NEW YORK (WABC) -- More information is trickling out about how the terrorists in Paris communicated with each other while remaining undetected. New apps and technology allow them to send encrypted communications that couldn't be traced, and law enforcement officials are calling it a game-changer in the effort to track terrorists.
That such a coordinated attack left not a trace of internet chatter leads investigators to suspect the perpetrators used encryption technology to communicate. Whether video games like PlayStation4 or smartphone apps, powerful encryption tools are easily available to anyone, much of it free. With names like Ghost Chat, Armor Text and Cover Me, the apps offer military-grade encryption.
Using one of these free apps, the Eyewitness News Investigators were even able to select the amount of time any sent message would exist.
The recipient clicked on it, read it, and in less than five seconds, it disappeared, gone forever.
"It's virtually uncrackable," Mashable editor-at-large Lance Ulanoff said.
Mashable reports that encryption has been around for a long time, but now it is available to anyone. And it's so secure that no third party, not Apple or Google, or even law enforcement with a warrant can gain back-door access to encrypted messages.
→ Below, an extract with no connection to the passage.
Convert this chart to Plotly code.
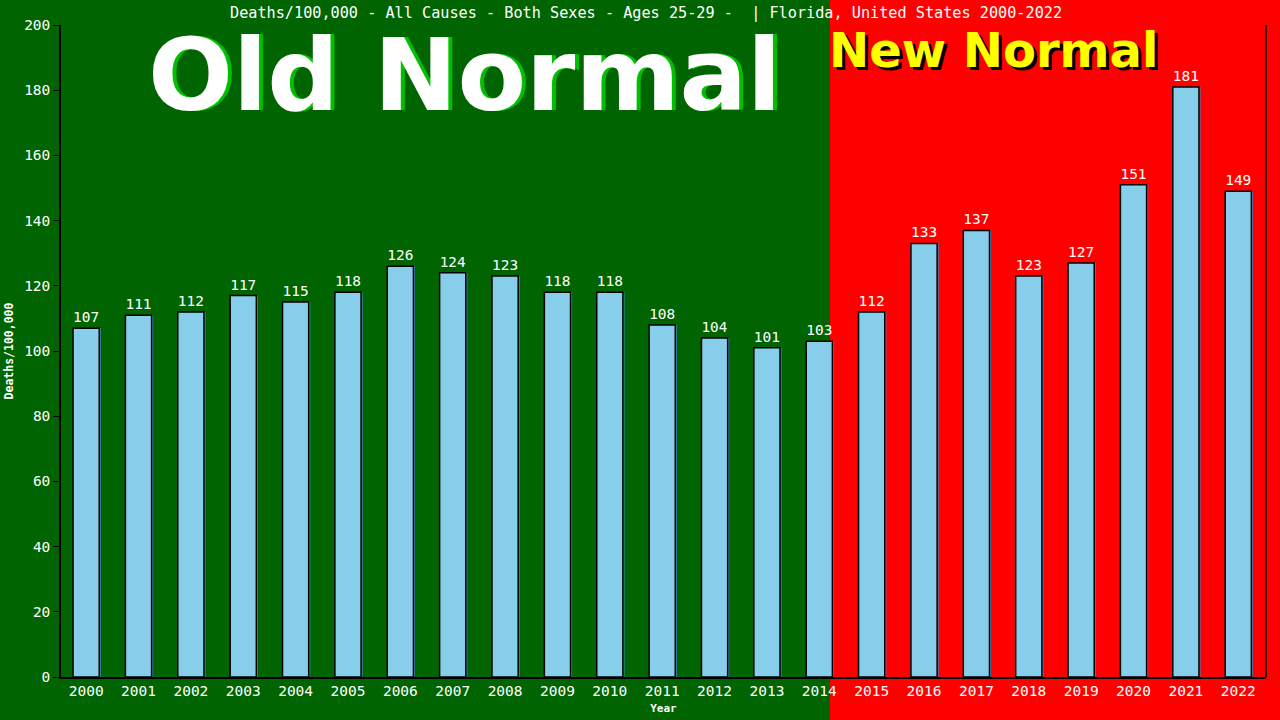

"Imagine that all of these messaging systems now are black boxes to everyone except people on both sides of the conversation," Ulanoff said.
The advancements are giving law enforcement and counter-terrorism officials nightmares. It's one app after another that allows people to call or text anonymously, so the trail for counter-terrorism officials trying to find or track someone goes dark.
"On the part of our commercial entities, they are consciously designing this systems so that we can't get into them with court orders," NYPD Commissioner William Bratton said. "It is impeding our ability in terrorism, it is impeding our ability in dealing with cyber crime."
But tech companies are resisting giving backdoor access to government for fear of a backlash from customers still angry about the government's privacy over-reach, which were exposed by Edward Snowden.
"That was Snowden's whole point, that they were supposed to be doing this, but then they just kept broadening and broadening," Ulanoff said. "And suddenly, they are watching everything and no one feels protected."